**Exercise aim**
Omitting the pictures, copy exactly each line from the one containing "Emit a web page" up to and including the one containing "const totals = [37, 22, 8, 70, 163, 16, 33, 349];".

**Material to process**
►
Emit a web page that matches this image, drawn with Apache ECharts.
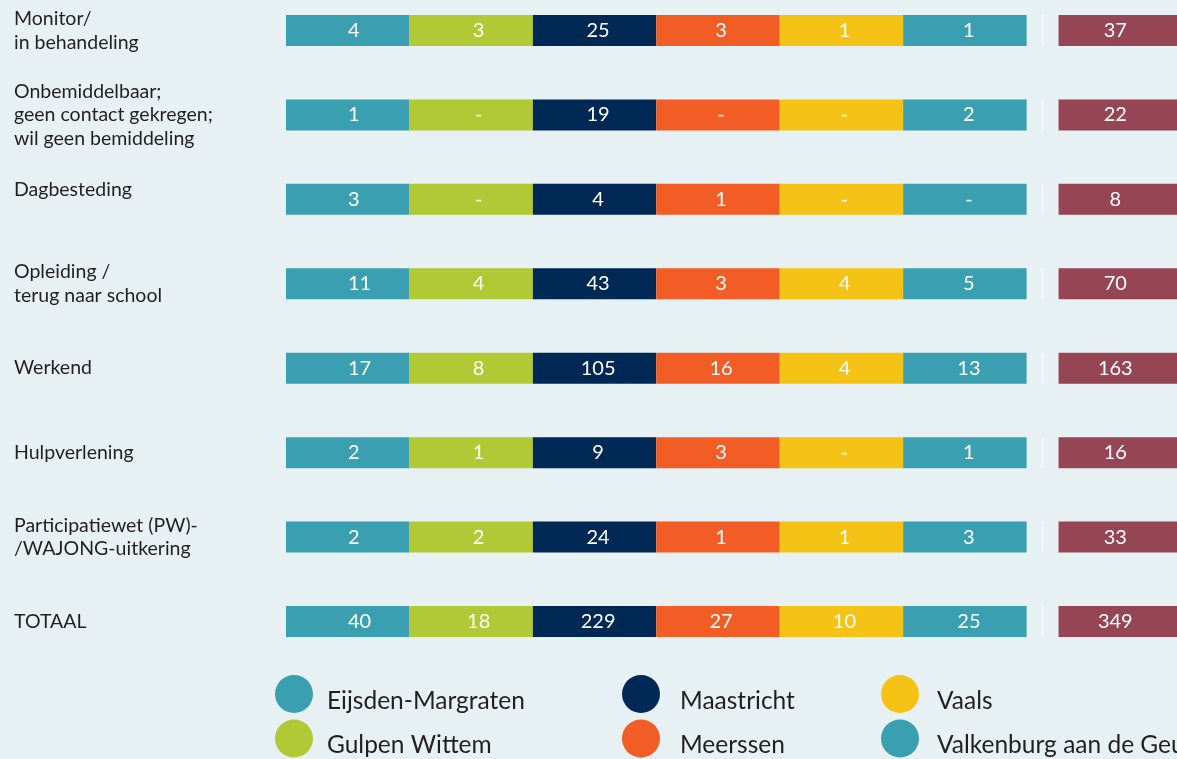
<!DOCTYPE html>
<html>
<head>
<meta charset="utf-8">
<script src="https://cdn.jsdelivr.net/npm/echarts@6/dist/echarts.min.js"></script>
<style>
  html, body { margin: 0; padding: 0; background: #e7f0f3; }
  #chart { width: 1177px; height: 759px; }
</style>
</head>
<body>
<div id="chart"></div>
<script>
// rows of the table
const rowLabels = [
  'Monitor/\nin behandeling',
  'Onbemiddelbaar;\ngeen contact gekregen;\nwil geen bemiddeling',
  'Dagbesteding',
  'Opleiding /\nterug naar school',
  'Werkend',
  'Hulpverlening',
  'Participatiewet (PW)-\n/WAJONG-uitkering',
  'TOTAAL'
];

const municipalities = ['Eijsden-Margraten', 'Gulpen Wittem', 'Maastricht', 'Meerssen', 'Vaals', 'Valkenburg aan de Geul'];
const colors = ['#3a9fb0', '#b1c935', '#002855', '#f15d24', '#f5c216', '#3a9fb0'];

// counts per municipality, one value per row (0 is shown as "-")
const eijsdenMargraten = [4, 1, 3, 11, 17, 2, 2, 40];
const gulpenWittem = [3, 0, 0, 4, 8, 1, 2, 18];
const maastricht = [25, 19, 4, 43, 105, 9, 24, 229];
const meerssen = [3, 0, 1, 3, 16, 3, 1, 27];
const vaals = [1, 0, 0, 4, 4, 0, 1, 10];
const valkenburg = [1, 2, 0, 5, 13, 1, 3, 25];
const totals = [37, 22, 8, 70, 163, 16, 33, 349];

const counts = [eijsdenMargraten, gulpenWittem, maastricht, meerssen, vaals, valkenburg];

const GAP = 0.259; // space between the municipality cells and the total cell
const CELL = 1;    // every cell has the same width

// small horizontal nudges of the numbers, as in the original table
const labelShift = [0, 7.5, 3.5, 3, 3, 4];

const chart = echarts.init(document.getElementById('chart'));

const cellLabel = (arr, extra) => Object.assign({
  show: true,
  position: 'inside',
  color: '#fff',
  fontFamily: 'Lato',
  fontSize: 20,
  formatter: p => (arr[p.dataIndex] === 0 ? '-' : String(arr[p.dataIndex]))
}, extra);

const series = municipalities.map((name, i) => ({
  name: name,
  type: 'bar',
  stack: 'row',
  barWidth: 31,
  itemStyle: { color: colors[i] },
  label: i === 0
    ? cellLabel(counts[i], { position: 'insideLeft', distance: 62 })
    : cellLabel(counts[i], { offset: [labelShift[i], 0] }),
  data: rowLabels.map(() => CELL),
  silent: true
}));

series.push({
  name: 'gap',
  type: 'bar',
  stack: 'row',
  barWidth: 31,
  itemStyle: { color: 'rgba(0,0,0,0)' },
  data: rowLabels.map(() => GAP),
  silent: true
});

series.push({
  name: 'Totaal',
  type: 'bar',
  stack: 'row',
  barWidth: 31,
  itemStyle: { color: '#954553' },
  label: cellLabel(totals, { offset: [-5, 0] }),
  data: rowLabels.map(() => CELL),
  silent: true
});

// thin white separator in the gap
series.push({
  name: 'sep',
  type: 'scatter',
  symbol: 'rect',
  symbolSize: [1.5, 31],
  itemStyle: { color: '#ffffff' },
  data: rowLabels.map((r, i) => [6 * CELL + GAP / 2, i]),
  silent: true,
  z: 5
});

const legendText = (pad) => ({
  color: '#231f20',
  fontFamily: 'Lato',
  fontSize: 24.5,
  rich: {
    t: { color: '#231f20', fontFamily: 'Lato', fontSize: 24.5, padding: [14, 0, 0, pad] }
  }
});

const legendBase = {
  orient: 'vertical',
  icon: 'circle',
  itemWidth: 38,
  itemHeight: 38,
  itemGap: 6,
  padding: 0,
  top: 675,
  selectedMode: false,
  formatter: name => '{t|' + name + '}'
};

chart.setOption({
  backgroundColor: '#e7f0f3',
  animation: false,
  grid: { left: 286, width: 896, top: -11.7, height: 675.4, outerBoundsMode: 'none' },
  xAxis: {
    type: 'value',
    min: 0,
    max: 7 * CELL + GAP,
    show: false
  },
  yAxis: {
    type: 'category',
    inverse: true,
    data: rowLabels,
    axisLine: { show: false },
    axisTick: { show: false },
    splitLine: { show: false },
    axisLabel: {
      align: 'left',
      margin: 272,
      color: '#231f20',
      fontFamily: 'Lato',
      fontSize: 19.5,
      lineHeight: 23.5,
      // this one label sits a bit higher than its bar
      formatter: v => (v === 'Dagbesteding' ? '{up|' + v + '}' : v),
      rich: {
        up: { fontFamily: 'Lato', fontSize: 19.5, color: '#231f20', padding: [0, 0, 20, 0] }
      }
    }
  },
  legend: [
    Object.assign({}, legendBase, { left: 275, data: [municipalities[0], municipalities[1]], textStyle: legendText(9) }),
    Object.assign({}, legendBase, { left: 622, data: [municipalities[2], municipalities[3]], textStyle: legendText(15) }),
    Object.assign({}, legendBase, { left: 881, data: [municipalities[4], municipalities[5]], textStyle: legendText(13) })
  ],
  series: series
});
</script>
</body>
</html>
◄
►
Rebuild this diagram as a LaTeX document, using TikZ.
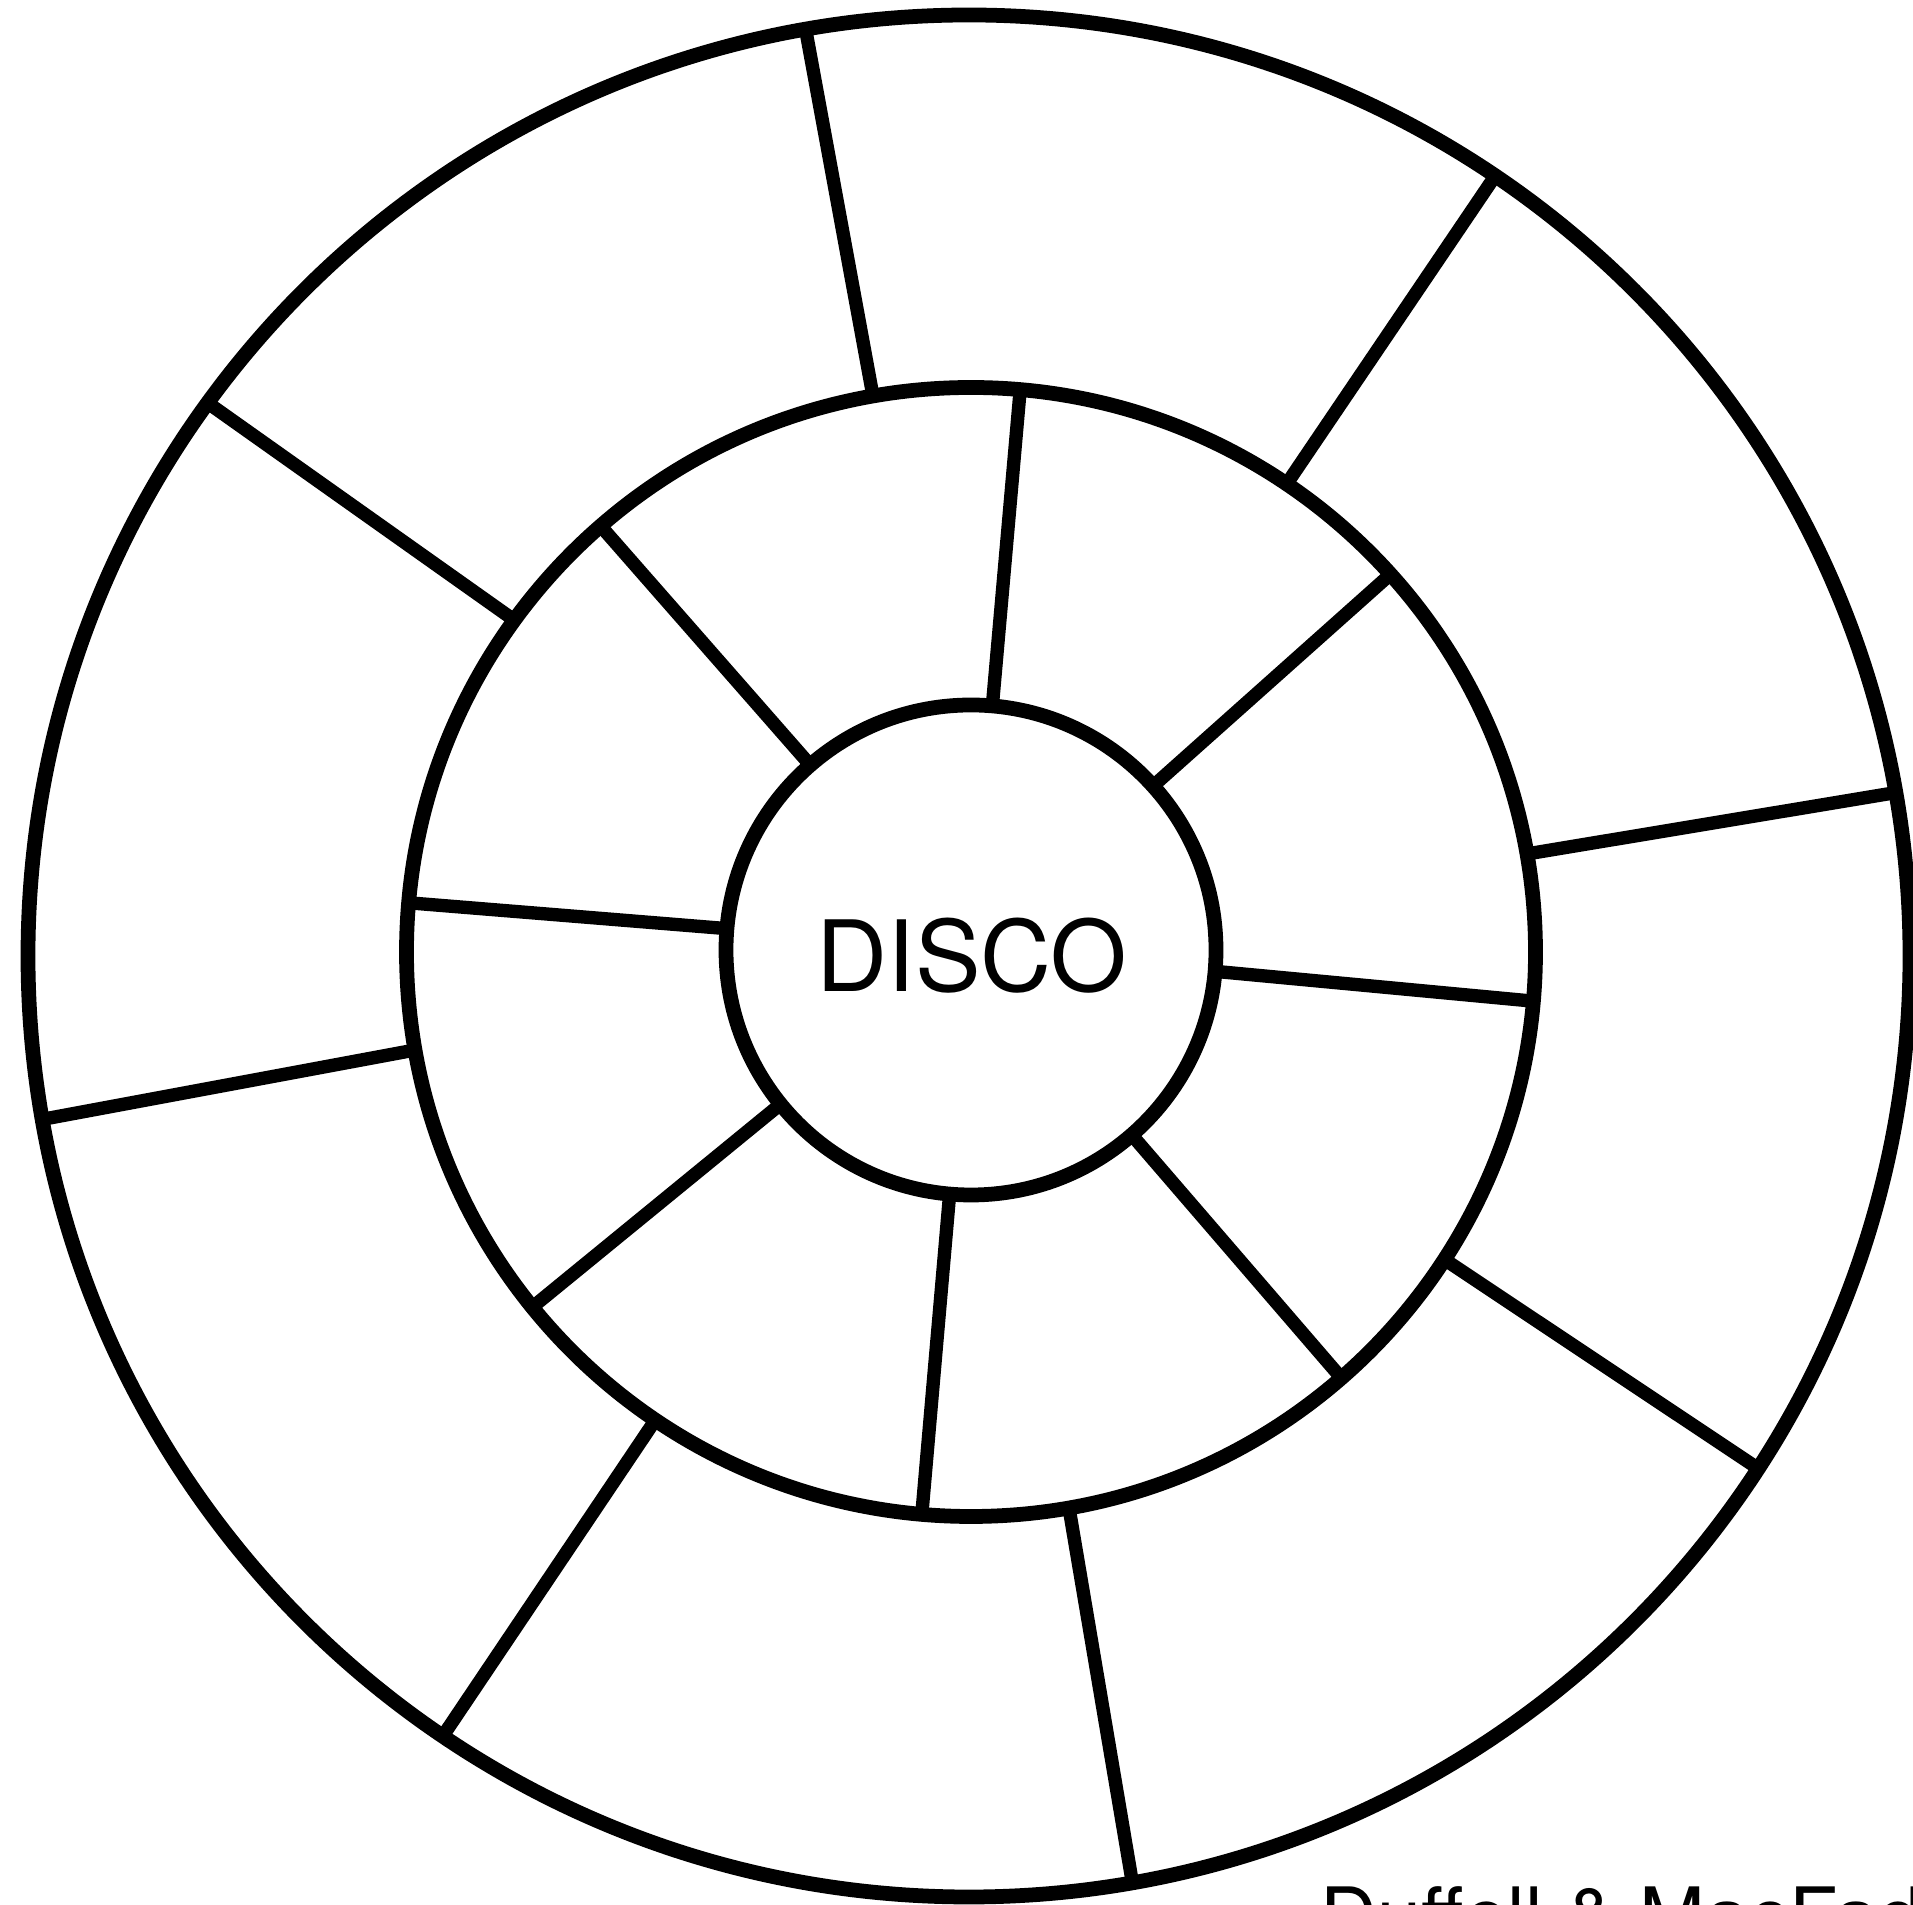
◄
►
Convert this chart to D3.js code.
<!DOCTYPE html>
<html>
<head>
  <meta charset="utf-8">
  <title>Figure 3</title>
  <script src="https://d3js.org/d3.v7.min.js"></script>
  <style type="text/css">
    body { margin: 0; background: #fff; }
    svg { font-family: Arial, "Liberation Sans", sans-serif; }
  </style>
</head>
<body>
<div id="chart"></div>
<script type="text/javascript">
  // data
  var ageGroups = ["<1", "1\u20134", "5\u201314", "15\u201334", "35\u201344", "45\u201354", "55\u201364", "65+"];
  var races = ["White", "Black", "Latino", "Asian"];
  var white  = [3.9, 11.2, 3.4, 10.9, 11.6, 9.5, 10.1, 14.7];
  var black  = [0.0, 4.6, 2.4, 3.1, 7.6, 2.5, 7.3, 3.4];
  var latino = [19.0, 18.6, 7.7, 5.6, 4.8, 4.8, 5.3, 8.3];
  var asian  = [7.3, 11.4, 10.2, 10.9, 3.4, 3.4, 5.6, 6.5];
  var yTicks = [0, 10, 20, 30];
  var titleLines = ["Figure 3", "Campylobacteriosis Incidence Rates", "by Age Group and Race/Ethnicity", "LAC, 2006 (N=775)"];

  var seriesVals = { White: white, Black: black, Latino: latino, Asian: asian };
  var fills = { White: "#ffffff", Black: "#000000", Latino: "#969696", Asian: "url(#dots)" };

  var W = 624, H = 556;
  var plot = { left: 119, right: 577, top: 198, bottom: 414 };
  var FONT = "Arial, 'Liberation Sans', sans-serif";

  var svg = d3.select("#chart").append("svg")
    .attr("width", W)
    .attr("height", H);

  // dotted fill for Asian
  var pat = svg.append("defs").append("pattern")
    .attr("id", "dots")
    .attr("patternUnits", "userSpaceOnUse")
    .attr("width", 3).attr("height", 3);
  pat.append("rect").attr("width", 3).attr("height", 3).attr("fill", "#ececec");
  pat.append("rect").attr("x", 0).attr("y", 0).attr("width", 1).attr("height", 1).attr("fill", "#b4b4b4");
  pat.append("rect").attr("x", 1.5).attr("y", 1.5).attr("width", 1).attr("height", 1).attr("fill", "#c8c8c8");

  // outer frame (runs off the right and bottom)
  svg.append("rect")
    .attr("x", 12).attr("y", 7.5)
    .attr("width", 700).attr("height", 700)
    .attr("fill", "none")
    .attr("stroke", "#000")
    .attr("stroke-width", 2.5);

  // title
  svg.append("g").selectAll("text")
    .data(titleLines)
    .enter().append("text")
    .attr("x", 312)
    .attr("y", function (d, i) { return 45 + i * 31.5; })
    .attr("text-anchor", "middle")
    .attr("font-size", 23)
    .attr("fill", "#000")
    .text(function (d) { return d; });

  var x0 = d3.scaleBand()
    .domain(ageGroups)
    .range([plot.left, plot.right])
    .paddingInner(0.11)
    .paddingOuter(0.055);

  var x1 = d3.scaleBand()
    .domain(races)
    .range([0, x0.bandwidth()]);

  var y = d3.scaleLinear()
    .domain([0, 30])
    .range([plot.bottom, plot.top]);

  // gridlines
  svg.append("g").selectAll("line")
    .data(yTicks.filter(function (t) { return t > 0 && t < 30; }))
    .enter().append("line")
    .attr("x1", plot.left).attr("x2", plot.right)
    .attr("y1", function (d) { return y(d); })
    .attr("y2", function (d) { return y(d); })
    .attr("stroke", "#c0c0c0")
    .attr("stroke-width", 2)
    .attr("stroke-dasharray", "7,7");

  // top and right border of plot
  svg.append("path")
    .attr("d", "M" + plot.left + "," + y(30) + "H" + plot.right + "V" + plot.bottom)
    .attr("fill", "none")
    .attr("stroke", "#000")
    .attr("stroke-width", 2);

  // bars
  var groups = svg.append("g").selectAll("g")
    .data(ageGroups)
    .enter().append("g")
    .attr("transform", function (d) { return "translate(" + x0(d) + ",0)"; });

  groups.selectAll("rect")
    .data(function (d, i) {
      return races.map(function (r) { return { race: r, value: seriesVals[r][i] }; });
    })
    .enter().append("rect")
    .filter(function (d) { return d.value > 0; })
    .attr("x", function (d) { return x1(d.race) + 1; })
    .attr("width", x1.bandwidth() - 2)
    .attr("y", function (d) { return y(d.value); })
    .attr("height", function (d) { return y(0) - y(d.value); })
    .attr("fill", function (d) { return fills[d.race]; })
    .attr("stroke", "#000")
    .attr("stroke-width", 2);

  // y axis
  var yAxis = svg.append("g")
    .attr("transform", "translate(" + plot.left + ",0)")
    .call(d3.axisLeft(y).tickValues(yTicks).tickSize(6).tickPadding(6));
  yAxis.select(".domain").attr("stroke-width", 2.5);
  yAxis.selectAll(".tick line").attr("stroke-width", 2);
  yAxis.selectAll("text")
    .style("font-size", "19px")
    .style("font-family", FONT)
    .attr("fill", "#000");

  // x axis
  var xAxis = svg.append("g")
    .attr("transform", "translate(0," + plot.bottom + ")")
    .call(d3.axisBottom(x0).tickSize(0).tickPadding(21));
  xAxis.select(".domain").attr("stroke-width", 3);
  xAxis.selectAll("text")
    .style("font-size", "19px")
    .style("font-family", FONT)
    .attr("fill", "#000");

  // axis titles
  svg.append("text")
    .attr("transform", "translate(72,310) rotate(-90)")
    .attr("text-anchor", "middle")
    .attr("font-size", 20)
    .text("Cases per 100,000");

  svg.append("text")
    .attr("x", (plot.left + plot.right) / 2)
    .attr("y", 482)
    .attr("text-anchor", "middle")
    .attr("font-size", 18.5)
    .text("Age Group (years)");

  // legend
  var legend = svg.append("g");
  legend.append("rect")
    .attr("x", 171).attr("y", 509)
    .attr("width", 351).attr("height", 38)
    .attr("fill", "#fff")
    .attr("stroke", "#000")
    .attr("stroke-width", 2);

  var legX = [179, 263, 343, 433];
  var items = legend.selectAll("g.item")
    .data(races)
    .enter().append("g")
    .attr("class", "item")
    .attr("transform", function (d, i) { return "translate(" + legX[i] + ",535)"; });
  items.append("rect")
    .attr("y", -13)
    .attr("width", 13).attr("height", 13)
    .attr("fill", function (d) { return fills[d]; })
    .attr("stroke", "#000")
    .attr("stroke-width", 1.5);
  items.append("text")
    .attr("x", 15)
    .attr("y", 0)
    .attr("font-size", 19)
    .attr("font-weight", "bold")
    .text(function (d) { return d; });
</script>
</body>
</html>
◄
**Solved problem**
Emit a web page that matches this image, drawn with Apache ECharts.
<!DOCTYPE html>
<html>
<head>
<meta charset="utf-8">
<script src="https://cdn.jsdelivr.net/npm/echarts@6/dist/echarts.min.js"></script>
<style>
  html, body { margin: 0; padding: 0; background: #e7f0f3; }
  #chart { width: 1177px; height: 759px; }
</style>
</head>
<body>
<div id="chart"></div>
<script>
// rows of the table
const rowLabels = [
  'Monitor/\nin behandeling',
  'Onbemiddelbaar;\ngeen contact gekregen;\nwil geen bemiddeling',
  'Dagbesteding',
  'Opleiding /\nterug naar school',
  'Werkend',
  'Hulpverlening',
  'Participatiewet (PW)-\n/WAJONG-uitkering',
  'TOTAAL'
];

const municipalities = ['Eijsden-Margraten', 'Gulpen Wittem', 'Maastricht', 'Meerssen', 'Vaals', 'Valkenburg aan de Geul'];
const colors = ['#3a9fb0', '#b1c935', '#002855', '#f15d24', '#f5c216', '#3a9fb0'];

// counts per municipality, one value per row (0 is shown as "-")
const eijsdenMargraten = [4, 1, 3, 11, 17, 2, 2, 40];
const gulpenWittem = [3, 0, 0, 4, 8, 1, 2, 18];
const maastricht = [25, 19, 4, 43, 105, 9, 24, 229];
const meerssen = [3, 0, 1, 3, 16, 3, 1, 27];
const vaals = [1, 0, 0, 4, 4, 0, 1, 10];
const valkenburg = [1, 2, 0, 5, 13, 1, 3, 25];
const totals = [37, 22, 8, 70, 163, 16, 33, 349];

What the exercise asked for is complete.